Saturday, January 4, 2014

Just Say No To David Brooks Blazing A Doobie

The very idea of David Brooks getting stoned when he was a teenager makes me giggle like I’m one toke over the line, sweet Jesus.

For a little while in my teenage years, my friends and I smoked marijuana. It was fun. I have some fond memories of us all being silly together. I think those moments of uninhibited frolic deepened our friendships.

Oh, but now that he’s an adult and responsible, he doesn’t think it should be legal to smoke pot.

So, like the vast majority of people who try drugs, we aged out. We left marijuana behind. I don’t have any problem with somebody who gets high from time to time, but I guess, on the whole, I think being stoned is not a particularly uplifting form of pleasure and should be discouraged more than encouraged.

[…]

Laws profoundly mold culture, so what sort of community do we want our laws to nurture? What sort of individuals and behaviors do our governments want to encourage? I’d say that in healthy societies government wants to subtly tip the scale to favor temperate, prudent, self-governing citizenship. In those societies, government subtly encourages the highest pleasures, like enjoying the arts or being in nature, and discourages lesser pleasures, like being stoned.

Aside from the fact that this sort of argument flies in the face of the glibertarian philosophy that wants to keep government out of meddling in the private pleasures of the populace (unless, of course, you’re gay or a woman making decisions about her own body), the “societies” Mr. Brooks is promoting only exist in the country clubs where Johnnie Walker Blue Label is on the rocks and someone has just excused themselves to the powder room to take another Prozac.

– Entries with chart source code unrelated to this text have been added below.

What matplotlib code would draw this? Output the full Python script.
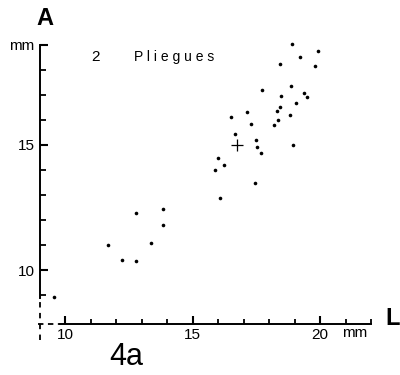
import numpy as np
import matplotlib.pyplot as plt
from matplotlib.ticker import FixedLocator

# longitud L (mm) y anchura A (mm), 2 pliegues
L = [18.89, 19.91, 19.20, 18.43, 19.82, 17.71, 18.85, 19.39, 19.50, 18.46,
     19.06, 17.14, 16.50, 18.43, 18.30, 18.81, 18.35, 18.20, 17.29, 16.68,
     17.49, 17.54, 17.70, 18.94, 16.00, 16.25, 15.88, 17.44, 16.09, 12.80,
     13.84, 13.85, 13.36, 11.67, 12.25, 12.80, 9.58]
A = [19.04, 18.77, 18.52, 18.25, 18.17, 17.19, 17.36, 17.08, 16.91, 16.97,
     16.68, 16.32, 16.12, 16.52, 16.36, 16.20, 15.99, 15.80, 15.83, 15.44,
     15.21, 14.93, 14.69, 15.00, 14.48, 14.20, 13.99, 13.48, 12.88, 12.29,
     12.44, 11.81, 11.07, 10.99, 10.41, 10.37, 8.93]
mean_L, mean_A = 16.76, 14.99

x_ticks = [10, 15, 20]
x_labels = ['10', '15', '20']
x_minor = [11, 12, 13, 14, 16, 17, 18, 19, 21, 22]
y_ticks = [10, 15, 19]
y_labels = ['10', '15', 'mm']
y_minor = [9, 11, 12, 13, 14, 16, 17, 18]

plt.rcParams['font.family'] = ['Liberation Sans', 'DejaVu Sans']

fig = plt.figure(figsize=(4, 3.75), dpi=100)
ax = fig.add_axes([0, 0, 1, 1])
ax.set_xlim(7.451, 23.137)
ax.set_ylim(5.8, 20.8)

x0, y0 = 9.02, 7.86
for s in ['top', 'right']:
    ax.spines[s].set_visible(False)
ax.spines['left'].set_position(('data', x0))
ax.spines['bottom'].set_position(('data', y0))
ax.spines['left'].set_bounds(8.9, 19)
ax.spines['bottom'].set_bounds(9.8, 22.0)
ax.spines['left'].set_linewidth(1.4)
ax.spines['bottom'].set_linewidth(1.4)
# tramos a trazos de los ejes
ax.plot([x0, x0], [7.2, 8.9], color='k', lw=1.3, ls=(0, (3, 3)))
ax.plot([8.95, 9.8], [y0, y0], color='k', lw=1.3, ls=(0, (3, 2.5)))

ax.xaxis.set_major_locator(FixedLocator(x_ticks))
ax.set_xticklabels(x_labels)
ax.yaxis.set_major_locator(FixedLocator(y_ticks))
ax.set_yticklabels(y_labels)
ax.tick_params(which='both', length=0, labelsize=11)
ax.tick_params(axis='y', pad=4)
ax.tick_params(axis='x', pad=3)

# marcas de los ejes (hacia dentro)
ax.vlines(x_ticks, y0, y0 + 0.32, color='k', lw=1.5, zorder=3)
ax.vlines(x_minor, y0, y0 + 0.18, color='k', lw=1.3, zorder=3)
ax.hlines(y_ticks, x0, x0 + 0.30, color='k', lw=1.5, zorder=3)
ax.hlines(y_minor, x0, x0 + 0.22, color='k', lw=1.3, zorder=3)

ax.plot(L, A, 'o', color='k', ms=2.6, mec='none')
ax.plot([mean_L], [mean_A], '+', color='k', ms=8, mew=0.9)

ax.text(0.855, 0.112, 'mm', transform=ax.transAxes, fontsize=11,
        ha='left', va='center')
ax.text(0.24, 0.848, '2', transform=ax.transAxes, fontsize=11,
        ha='center', va='center')
ax.text(0.335, 0.848, 'P l i e g u e s', transform=ax.transAxes, fontsize=10,
        ha='left', va='center')
ax.text(0.113, 0.95, 'A', transform=ax.transAxes, fontsize=17,
        fontweight='bold', ha='center', va='center')
ax.text(0.982, 0.15, 'L', transform=ax.transAxes, fontsize=17,
        fontweight='bold', ha='center', va='center')
ax.text(0.315, 0.048, '4a', transform=ax.transAxes, fontsize=22,
        ha='center', va='center')

fig.savefig('out.png', dpi=100)
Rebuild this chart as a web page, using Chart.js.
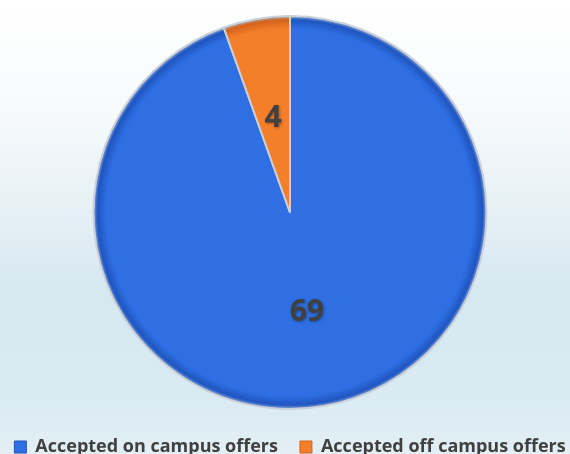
<!DOCTYPE html>
<html>
<head>
<meta charset="utf-8">
<script src="https://cdn.jsdelivr.net/npm/chart.js@4/dist/chart.umd.min.js"></script>
<style>
  html, body { margin: 0; padding: 0; }
  body {
    width: 570px; height: 454px; overflow: hidden;
    background: linear-gradient(to bottom, #ffffff 0%, #f7fafc 25%, #d6e8f0 65%, #d9eaf2 85%, #e2eff5 100%);
  }
  /* canvas a bit wider than the page so the legend stays on one row, centred at x=290 */
  #wrap { width: 600px; height: 466px; margin-left: -10px; }
</style>
</head>
<body>
<div id="wrap"><canvas id="pieChart"></canvas></div>
<script>
// ── Offers pie ──
const categories = ['Accepted on campus offers', 'Accepted off campus offers'];
const offerCounts = [69, 4];
const sliceColors = ['#2f6fe3', '#f47f2a'];
const rimColors = ['#1f55c0', '#d4631a'];

function sliceFill(c) {
  const chart = c.chart, area = chart.chartArea;
  const i = c.dataIndex;
  if (!area) return sliceColors[i];
  const cx = (area.left + area.right) / 2, cy = (area.top + area.bottom) / 2;
  const r = Math.min(area.right - area.left, area.bottom - area.top) / 2;
  const g = chart.ctx.createRadialGradient(cx, cy, 0, cx, cy, r);
  g.addColorStop(0, sliceColors[i]);
  g.addColorStop(0.93, sliceColors[i]);
  g.addColorStop(0.975, rimColors[i]);
  g.addColorStop(1, '#9fb6d8');
  return g;
}

// value labels at the middle of each slice
const valueLabels = {
  id: 'valueLabels',
  afterDatasetsDraw(chart) {
    const ctx = chart.ctx;
    chart.getDatasetMeta(0).data.forEach((arc, i) => {
      const p = arc.tooltipPosition();
      ctx.save();
      ctx.font = 'bold 30px "Open Sans", "Noto Sans", sans-serif';
      ctx.fillStyle = '#404040';
      ctx.textAlign = 'center';
      ctx.textBaseline = 'middle';
      ctx.shadowColor = 'rgba(0,0,0,0.35)';
      ctx.shadowBlur = 3;
      ctx.shadowOffsetX = 1;
      ctx.shadowOffsetY = 1;
      ctx.fillText(offerCounts[i], p.x, p.y + 3);
      ctx.restore();
    });
  }
};

new Chart(document.getElementById('pieChart'), {
  type: 'pie',
  data: {
    labels: categories,
    datasets: [{
      data: offerCounts,
      backgroundColor: sliceFill,
      borderColor: '#c9d0da',
      borderWidth: 2
    }]
  },
  options: {
    responsive: true,
    maintainAspectRatio: false,
    animation: false,
    layout: { padding: { top: 15, left: 0, right: 0, bottom: 0 } },
    plugins: {
      legend: {
        position: 'bottom',
        // blank title only used as a spacer above the items
        title: { display: true, text: ' ', font: { size: 5 }, padding: 0 },
        labels: {
          color: '#404040',
          font: { family: '"Open Sans", "Noto Sans", sans-serif', size: 18, weight: 'bold' },
          usePointStyle: true,
          pointStyle: 'rect',
          boxWidth: 12,
          boxHeight: 12,
          padding: 22,
          generateLabels: chart => categories.map((t, i) => ({
            text: t,
            fillStyle: sliceColors[i],
            strokeStyle: rimColors[i],
            lineWidth: 1,
            pointStyle: 'rect',
            fontColor: '#404040',
            index: i
          }))
        }
      },
      tooltip: { enabled: false }
    }
  },
  plugins: [valueLabels]
});
</script>
</body>
</html>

In his recollection Mr. Brooks doesn’t tell us if he and his friends ever got busted for smoking weed.  Given his background and skin color, chances are that if he had, he would have been given a stern talking-to from the constabulary, a Nancy Reagan “Just Say No” video, and turned over to his parents.  Unlike a poor black kid who did the same thing, he would not have served time in jail and been branded for life with a felony conviction.

That’s the real crime.  The use of marijuana among African-Americans and whites is roughly same, but the disparity of punishment for drug use is astounding.  So while youthful David Brooks and his buddies got baked while listening to Grand Funk Railroad and staring at their hand, knowing the worst thing that could happen to them was being grounded, black kids were being sent to Rikers Island and swallowed up.

Being lectured on the evils of weed by some white middle class busybody because “in healthy societies government wants to subtly tip the scale to favor temperate, prudent, self-governing citizenship” is just plain stupid.  Tell the guy serving five years for possession just how “subtle” this government can be.  It also makes me wonder what Mr. Brooks was drinking when he wrote this drivel.

3 barks and woofs on “Just Say No To David Brooks Blazing A Doobie

  1. It should be legal everywhere. Alcohol is legal because when they tried to make it illegal everyone just got creative and drank anyway. Same thing with marijuana, people just use it anyway.

  2. Poor, working class, and middle class young white people had their lives almost destroyed for possession of very small amounts of marijuana. I knew many young men from around 1970 through the early 1980’s who had their lives diverted because of a few joints. These people were not dealers nor growers, just recreational users. All of them were white. All of them worked. Many were full-time students with part-time jobs. Entry into the military (some of the young men wanted military service), admission into the college/university of their choice, or even continuing as a student at a college/university became impossible for them because of a small amount of marijuana. Yes, a few of them did jail time which really slammed doors in their faces regarding jobs/careers.

    I must live in a bubble because I do not see difficulties and injustice confined to our black population.